### SHORT EXERCISE
Below are entries. Reproduce exactly the lines between the line holding "Output the LaTeX" and the line holding "(title) at (434,58)", inclusive, and only those.

### RECORDS SHOWN
■ ■ ■
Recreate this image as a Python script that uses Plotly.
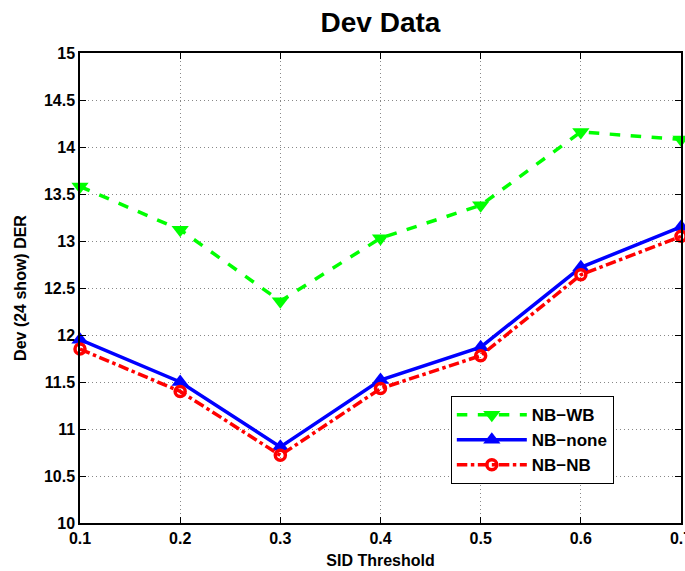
■ ■ ■
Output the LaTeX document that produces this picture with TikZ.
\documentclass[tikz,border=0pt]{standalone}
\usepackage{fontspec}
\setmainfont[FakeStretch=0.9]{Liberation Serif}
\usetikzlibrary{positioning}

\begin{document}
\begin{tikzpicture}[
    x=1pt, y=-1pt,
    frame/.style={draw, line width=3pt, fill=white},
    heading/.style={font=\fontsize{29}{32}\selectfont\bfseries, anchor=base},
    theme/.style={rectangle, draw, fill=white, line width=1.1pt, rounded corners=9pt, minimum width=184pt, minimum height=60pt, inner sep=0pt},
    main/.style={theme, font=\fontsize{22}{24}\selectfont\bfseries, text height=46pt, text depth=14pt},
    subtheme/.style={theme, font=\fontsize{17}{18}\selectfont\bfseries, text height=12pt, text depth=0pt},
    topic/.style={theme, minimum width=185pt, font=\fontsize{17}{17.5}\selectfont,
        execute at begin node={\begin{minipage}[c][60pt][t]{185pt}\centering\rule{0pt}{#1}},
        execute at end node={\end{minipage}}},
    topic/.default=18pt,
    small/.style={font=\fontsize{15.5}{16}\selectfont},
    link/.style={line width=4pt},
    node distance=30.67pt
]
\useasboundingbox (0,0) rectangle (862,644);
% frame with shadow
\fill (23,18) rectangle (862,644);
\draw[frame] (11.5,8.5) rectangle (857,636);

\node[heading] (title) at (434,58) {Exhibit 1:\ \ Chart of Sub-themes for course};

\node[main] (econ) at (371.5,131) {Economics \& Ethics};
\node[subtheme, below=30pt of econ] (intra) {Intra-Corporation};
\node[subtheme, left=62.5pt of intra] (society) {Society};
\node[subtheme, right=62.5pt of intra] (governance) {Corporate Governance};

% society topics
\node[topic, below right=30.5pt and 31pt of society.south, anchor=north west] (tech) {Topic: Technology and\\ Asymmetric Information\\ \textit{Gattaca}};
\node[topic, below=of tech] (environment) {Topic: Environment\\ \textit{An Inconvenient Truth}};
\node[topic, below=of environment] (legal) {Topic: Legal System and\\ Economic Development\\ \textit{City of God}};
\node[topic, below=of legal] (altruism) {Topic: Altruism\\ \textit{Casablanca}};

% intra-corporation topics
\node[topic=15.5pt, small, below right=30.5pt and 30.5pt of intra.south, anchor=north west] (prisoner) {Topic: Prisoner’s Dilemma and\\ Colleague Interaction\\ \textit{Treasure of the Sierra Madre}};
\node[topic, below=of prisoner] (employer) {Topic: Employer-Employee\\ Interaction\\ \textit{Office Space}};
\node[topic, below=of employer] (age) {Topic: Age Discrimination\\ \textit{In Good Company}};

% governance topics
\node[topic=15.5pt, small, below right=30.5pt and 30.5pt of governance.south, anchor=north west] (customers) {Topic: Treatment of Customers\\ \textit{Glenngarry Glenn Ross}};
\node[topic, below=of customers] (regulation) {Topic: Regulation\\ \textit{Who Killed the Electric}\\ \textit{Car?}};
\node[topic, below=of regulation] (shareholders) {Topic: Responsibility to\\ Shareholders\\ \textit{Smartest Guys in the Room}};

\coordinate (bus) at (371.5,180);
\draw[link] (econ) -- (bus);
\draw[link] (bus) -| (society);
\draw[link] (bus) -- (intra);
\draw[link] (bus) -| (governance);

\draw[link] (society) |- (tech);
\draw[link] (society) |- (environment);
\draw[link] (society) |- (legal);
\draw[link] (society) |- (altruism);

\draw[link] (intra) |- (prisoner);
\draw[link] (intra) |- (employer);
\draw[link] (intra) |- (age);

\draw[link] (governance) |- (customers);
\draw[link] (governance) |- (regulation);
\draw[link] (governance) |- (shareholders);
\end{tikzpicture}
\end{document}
■ ■ ■
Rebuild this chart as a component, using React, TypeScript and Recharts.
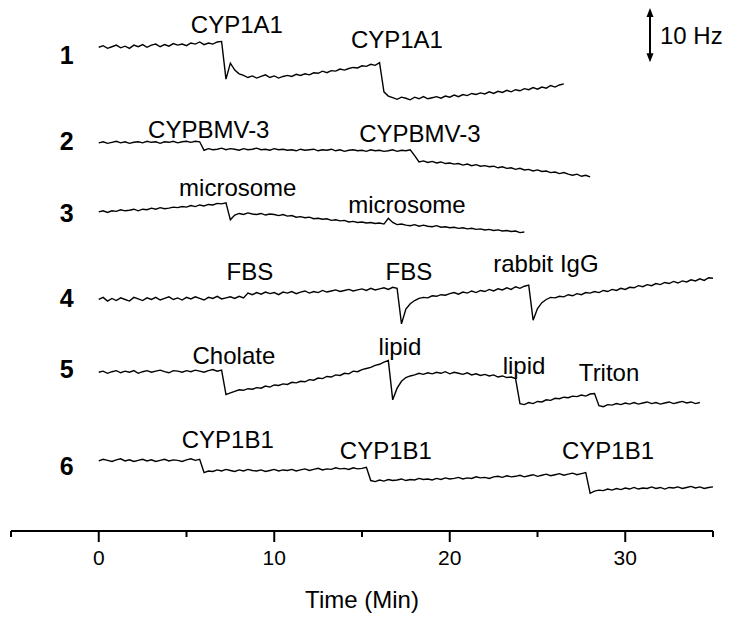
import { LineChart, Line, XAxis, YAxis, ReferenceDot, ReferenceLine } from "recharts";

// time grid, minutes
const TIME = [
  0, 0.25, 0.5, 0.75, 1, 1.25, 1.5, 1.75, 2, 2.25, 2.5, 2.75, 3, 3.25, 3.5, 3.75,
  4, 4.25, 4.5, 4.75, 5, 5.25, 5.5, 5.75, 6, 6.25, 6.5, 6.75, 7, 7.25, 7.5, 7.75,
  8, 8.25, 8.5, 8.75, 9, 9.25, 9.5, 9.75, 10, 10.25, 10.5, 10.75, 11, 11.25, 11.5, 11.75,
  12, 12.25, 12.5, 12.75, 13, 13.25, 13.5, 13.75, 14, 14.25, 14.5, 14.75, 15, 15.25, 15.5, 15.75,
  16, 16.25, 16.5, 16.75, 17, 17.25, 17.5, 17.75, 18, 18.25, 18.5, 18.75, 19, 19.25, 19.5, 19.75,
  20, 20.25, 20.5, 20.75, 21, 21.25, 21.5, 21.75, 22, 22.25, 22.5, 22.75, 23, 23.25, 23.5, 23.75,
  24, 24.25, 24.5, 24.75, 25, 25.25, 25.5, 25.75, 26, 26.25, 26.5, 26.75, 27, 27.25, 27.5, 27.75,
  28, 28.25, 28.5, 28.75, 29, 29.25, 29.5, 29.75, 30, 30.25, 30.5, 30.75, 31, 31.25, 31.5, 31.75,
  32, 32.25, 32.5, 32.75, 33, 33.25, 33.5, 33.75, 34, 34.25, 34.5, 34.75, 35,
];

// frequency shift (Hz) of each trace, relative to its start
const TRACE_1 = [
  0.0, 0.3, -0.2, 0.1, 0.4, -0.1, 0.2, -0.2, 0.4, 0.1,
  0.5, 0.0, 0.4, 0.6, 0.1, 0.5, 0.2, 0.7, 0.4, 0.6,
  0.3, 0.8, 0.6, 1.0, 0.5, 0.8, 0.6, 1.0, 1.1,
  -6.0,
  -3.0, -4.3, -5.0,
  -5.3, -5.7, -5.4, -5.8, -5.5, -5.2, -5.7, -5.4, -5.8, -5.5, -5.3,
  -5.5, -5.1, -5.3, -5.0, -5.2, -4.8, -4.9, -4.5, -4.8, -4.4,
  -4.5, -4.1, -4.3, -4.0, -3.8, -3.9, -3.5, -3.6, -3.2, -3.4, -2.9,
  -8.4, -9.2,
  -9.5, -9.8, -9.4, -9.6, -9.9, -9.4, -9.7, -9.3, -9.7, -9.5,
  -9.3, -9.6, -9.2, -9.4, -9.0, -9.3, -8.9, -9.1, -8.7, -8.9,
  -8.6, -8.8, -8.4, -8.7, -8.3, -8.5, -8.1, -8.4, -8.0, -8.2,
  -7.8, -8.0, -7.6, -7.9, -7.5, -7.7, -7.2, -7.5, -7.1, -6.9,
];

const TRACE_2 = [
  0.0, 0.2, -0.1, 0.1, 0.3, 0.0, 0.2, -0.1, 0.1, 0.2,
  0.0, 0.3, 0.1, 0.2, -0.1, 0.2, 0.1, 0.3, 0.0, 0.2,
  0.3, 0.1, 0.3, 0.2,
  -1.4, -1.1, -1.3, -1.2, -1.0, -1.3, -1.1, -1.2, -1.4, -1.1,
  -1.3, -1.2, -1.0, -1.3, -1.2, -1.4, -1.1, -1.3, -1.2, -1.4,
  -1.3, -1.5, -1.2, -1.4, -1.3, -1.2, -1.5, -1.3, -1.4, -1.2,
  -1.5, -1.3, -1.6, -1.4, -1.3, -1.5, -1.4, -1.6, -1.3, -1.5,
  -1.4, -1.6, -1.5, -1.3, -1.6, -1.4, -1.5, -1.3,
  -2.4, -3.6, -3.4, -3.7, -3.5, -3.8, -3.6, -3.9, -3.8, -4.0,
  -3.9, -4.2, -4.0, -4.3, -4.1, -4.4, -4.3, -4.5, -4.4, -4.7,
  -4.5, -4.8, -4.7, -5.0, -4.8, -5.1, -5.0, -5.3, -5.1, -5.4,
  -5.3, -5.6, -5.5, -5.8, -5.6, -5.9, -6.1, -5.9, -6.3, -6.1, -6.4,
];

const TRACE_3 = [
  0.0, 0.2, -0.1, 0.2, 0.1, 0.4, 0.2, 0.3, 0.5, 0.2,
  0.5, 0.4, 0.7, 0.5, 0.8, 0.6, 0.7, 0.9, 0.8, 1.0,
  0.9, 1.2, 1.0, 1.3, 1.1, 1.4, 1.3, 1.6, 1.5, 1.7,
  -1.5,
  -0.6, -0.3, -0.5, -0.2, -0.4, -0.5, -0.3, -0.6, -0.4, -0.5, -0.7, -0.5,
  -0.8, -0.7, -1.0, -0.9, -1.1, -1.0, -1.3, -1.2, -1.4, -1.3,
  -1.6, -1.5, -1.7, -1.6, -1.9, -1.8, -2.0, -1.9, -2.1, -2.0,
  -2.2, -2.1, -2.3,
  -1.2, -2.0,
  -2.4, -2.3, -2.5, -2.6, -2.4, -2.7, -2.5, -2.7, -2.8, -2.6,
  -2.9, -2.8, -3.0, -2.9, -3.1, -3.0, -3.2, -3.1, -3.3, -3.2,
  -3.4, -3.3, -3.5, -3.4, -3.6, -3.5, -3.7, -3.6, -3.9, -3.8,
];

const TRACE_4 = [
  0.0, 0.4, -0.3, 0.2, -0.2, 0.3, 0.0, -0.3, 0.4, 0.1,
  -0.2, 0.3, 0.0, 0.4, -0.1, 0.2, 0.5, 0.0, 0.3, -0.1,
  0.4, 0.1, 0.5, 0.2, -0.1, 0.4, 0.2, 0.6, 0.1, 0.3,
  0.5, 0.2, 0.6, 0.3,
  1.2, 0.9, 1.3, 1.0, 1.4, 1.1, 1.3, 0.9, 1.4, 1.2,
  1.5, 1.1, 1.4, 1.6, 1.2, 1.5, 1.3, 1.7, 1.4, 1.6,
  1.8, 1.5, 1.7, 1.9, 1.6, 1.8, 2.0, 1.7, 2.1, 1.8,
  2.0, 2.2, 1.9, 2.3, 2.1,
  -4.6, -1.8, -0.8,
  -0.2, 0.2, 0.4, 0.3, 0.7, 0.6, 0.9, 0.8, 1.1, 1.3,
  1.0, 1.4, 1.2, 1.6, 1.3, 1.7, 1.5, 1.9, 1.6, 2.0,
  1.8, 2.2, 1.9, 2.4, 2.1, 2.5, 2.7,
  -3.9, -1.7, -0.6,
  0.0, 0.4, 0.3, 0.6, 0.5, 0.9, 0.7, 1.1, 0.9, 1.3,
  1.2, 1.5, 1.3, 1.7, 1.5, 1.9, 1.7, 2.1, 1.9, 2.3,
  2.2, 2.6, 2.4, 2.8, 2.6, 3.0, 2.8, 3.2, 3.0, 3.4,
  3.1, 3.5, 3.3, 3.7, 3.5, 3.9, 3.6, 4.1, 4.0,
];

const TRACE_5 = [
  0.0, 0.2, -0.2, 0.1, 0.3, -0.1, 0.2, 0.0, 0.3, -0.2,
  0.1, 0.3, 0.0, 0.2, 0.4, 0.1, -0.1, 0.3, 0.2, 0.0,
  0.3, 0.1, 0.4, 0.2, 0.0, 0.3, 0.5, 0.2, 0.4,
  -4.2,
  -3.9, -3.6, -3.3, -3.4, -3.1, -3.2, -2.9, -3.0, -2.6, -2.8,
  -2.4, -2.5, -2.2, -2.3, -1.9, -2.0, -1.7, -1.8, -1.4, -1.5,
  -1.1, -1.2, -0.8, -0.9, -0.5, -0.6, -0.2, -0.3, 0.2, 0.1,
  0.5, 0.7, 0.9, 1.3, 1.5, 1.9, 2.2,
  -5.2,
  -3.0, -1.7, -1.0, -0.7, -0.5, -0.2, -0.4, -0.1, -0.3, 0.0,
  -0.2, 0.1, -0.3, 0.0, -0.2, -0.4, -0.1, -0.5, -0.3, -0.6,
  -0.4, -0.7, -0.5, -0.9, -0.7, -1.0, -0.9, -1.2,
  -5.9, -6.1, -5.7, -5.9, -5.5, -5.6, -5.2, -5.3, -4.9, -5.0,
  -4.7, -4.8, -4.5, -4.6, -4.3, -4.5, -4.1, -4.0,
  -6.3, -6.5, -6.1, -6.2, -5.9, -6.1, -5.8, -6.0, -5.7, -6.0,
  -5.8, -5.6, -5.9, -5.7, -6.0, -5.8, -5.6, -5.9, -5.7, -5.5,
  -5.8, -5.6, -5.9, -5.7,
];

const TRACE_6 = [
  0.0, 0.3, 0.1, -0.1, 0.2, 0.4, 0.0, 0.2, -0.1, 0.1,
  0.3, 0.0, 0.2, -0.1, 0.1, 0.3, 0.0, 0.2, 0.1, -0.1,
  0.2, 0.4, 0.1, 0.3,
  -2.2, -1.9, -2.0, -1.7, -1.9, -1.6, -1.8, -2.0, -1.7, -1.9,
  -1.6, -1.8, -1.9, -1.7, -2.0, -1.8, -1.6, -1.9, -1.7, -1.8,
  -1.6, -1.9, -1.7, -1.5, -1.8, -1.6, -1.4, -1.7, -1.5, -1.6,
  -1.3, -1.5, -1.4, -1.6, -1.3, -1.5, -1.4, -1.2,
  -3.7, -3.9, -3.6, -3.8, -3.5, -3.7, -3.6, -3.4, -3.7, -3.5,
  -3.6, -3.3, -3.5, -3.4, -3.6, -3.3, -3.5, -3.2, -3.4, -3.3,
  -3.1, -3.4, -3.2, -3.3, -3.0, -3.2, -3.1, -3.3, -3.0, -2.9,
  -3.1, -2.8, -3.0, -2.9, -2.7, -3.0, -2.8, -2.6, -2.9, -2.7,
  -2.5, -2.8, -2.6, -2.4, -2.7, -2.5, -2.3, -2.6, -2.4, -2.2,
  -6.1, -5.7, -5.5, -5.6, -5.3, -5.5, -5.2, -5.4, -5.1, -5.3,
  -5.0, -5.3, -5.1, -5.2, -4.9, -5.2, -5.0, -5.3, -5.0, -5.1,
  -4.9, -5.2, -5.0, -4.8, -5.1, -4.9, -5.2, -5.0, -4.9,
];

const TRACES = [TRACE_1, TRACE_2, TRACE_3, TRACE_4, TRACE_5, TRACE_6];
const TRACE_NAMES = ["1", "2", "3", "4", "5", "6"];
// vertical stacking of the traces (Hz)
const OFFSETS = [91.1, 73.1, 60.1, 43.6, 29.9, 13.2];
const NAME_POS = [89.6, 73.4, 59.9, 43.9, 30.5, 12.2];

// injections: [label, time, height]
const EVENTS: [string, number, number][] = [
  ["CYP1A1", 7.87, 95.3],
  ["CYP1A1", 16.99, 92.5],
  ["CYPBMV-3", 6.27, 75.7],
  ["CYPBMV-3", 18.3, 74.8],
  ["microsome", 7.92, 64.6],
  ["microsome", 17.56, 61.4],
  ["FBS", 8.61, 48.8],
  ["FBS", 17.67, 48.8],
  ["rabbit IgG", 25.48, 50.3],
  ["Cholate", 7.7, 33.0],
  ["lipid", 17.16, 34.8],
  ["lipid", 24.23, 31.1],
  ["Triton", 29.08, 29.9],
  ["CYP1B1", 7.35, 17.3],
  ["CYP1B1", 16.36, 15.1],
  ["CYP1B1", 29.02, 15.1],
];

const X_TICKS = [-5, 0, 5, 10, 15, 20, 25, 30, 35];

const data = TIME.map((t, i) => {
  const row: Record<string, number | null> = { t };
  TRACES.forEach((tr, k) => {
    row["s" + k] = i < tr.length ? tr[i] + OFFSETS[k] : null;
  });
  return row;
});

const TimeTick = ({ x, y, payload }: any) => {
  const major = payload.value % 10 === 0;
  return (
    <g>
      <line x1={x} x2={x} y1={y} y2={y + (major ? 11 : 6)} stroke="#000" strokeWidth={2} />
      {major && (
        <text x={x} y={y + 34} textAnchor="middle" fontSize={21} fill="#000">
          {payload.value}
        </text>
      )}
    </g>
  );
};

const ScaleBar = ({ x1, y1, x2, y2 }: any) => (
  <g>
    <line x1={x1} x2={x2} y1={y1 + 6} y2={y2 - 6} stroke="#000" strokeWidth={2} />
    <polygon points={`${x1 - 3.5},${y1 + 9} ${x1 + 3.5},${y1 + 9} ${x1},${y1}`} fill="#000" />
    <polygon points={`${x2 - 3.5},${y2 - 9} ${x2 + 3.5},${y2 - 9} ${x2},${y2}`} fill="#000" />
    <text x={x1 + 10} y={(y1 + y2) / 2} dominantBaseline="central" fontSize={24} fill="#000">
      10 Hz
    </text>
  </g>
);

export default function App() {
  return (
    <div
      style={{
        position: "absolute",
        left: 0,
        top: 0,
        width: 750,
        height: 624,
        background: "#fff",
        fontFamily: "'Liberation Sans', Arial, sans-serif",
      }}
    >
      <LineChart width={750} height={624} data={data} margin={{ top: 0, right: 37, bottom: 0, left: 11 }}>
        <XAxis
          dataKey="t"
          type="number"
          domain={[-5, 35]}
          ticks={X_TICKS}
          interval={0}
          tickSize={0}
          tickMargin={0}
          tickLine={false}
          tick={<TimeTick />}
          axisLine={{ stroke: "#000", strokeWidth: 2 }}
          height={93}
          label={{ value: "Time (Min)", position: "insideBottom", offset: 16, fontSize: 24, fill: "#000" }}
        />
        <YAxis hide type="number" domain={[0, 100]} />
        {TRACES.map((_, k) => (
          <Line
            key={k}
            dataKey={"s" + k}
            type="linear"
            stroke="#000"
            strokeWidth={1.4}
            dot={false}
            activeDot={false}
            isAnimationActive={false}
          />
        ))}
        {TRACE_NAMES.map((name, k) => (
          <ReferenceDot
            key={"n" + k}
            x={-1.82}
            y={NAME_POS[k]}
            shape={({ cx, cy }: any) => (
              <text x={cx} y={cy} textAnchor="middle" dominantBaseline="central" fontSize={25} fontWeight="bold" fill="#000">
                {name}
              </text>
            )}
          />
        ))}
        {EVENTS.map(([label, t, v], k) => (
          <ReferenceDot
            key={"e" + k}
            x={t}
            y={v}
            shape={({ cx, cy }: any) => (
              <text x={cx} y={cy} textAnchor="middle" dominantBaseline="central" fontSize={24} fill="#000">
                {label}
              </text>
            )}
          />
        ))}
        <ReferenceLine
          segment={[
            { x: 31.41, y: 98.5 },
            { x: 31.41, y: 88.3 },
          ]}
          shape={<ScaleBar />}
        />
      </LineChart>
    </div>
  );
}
■ ■ ■
### TASK RESULT
Output the LaTeX document that produces this picture with TikZ.
\documentclass[tikz,border=0pt]{standalone}
\usepackage{fontspec}
\setmainfont[FakeStretch=0.9]{Liberation Serif}
\usetikzlibrary{positioning}

\begin{document}
\begin{tikzpicture}[
    x=1pt, y=-1pt,
    frame/.style={draw, line width=3pt, fill=white},
    heading/.style={font=\fontsize{29}{32}\selectfont\bfseries, anchor=base},
    theme/.style={rectangle, draw, fill=white, line width=1.1pt, rounded corners=9pt, minimum width=184pt, minimum height=60pt, inner sep=0pt},
    main/.style={theme, font=\fontsize{22}{24}\selectfont\bfseries, text height=46pt, text depth=14pt},
    subtheme/.style={theme, font=\fontsize{17}{18}\selectfont\bfseries, text height=12pt, text depth=0pt},
    topic/.style={theme, minimum width=185pt, font=\fontsize{17}{17.5}\selectfont,
        execute at begin node={\begin{minipage}[c][60pt][t]{185pt}\centering\rule{0pt}{#1}},
        execute at end node={\end{minipage}}},
    topic/.default=18pt,
    small/.style={font=\fontsize{15.5}{16}\selectfont},
    link/.style={line width=4pt},
    node distance=30.67pt
]
\useasboundingbox (0,0) rectangle (862,644);
% frame with shadow
\fill (23,18) rectangle (862,644);
\draw[frame] (11.5,8.5) rectangle (857,636);

\node[heading] (title) at (434,58) {Exhibit 1:\ \ Chart of Sub-themes for course};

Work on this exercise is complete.